Sometimes, the only thing worse than making a mistake is doing nothing.
In writing, yes, and in life.
As writers, we often find ourselves stalled at important moments. A character just had an epiphany about how she has allowed herself to be controlled by others. Another character has finally admitted the fear and lies he harbors within. The story's climax is approaching, the action climbs, the mystery mounts.
And we stall.
In life, we also tend to stall right before the biggest moments of opportunity. Right before our own stories are about to break open, break free, break the rules, and break barriers.
What connects figures like Nelson Mandela, Mother Teresa, Mahatma Gandhi, Atticus Finch, Lisbeth Sanders, Mark Twain, Sojourner Truth, King Arthur, and John Prendergast? My list--randomly chosen figures whom I admire for their commitment to justice and truth--is peopled by fictional and real-life heros and heroines. Each one of them possesses a single characterteristic that, I think, is essential to be who we truly are as writers and as human beings.
Each one of these people does not stall.
This does not mean that they haven't faced the same kinds of crises we all face. It does not mean that they have not fallen on their knees or felt their souls crumble in heaps as they cried out, What's the point!? Indeed, many of them have, and for the real-life figures, it has often been well-documented (as in the case of Mother Teresa, who reveals in her posthumously published letters and journals, Come Be My Light, that she often felt God was absent from her life, even as she chose to continue doing the work He had called her to do).
There is a very big difference between stalling and resting. Or, perhaps a better way to phrase that asserttion would be to borrow a line from Mr. Han in the new version of The Karate Kid: "Being still and doing nothing are two very different things."
As we write or as we live, we need to be still. We should take the time to listen, think, pray, recollect, prepare and all of those other things that lend energy to our pursuits.
But once we stall, the fight is over. The Chinese have a proverb for it: "He who hesitates is lost."
Living through the confusion, the pain, and the uncertainty does not mean that we deny the fears we feel or the failures we face. Instead, it means that we look these foes in the eyes and speak honestly and authentically, growing those muscles that gather invisibly to push our voices out from our mouths and into the world.
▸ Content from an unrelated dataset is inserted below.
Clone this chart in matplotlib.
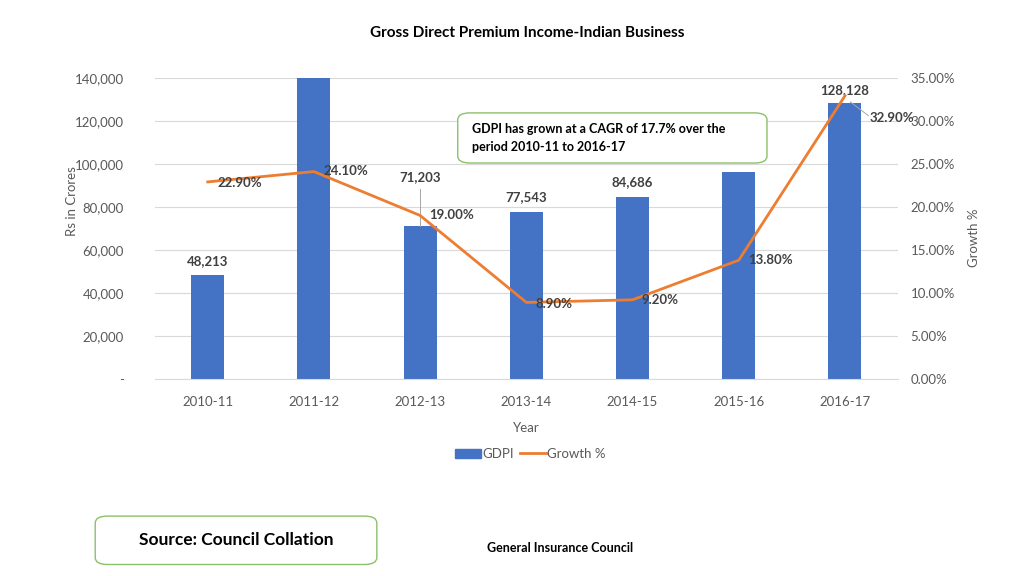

The only way to go through something is, in fact, (and rather redundantly) to go through it.
As writers, we may need to write through scenes time and time again. We often find the paths our characters need to take by watching them walk down one and then realizing, Nope, that ain't it.
The same is true in life.
But making a mistake is a far better choice than doing nothing. We learn from our mistakes; our souls grow and our voices learn to speak more boldly. From doing nothing, we learn only how to continue to do more nothing (granted, in more modern ways perhaps).
The journey towards going through has certainly been a long one for me--and it continues to get longer when I stop and view the trail ahead each time I take a water break. But when I look back at the path I've already walked, I can smile and see that, at the very least, I don't stall my way through life or writing nearly as much as I used to.
I still do sometimes, and indeed, old habits die hard.
But when I'm writing a character now, and I find him getting close to the climax of the novel, I push him forward on his dragging feet--sometimes kicking and screaming the whole way. He argues with me, and he often offers an excellent list of reasons why I should let him stay the heck where he is.
But my characters aren't winning those arguments nearly as much as they used to.
And I sincerely hope that the same is true of my own life.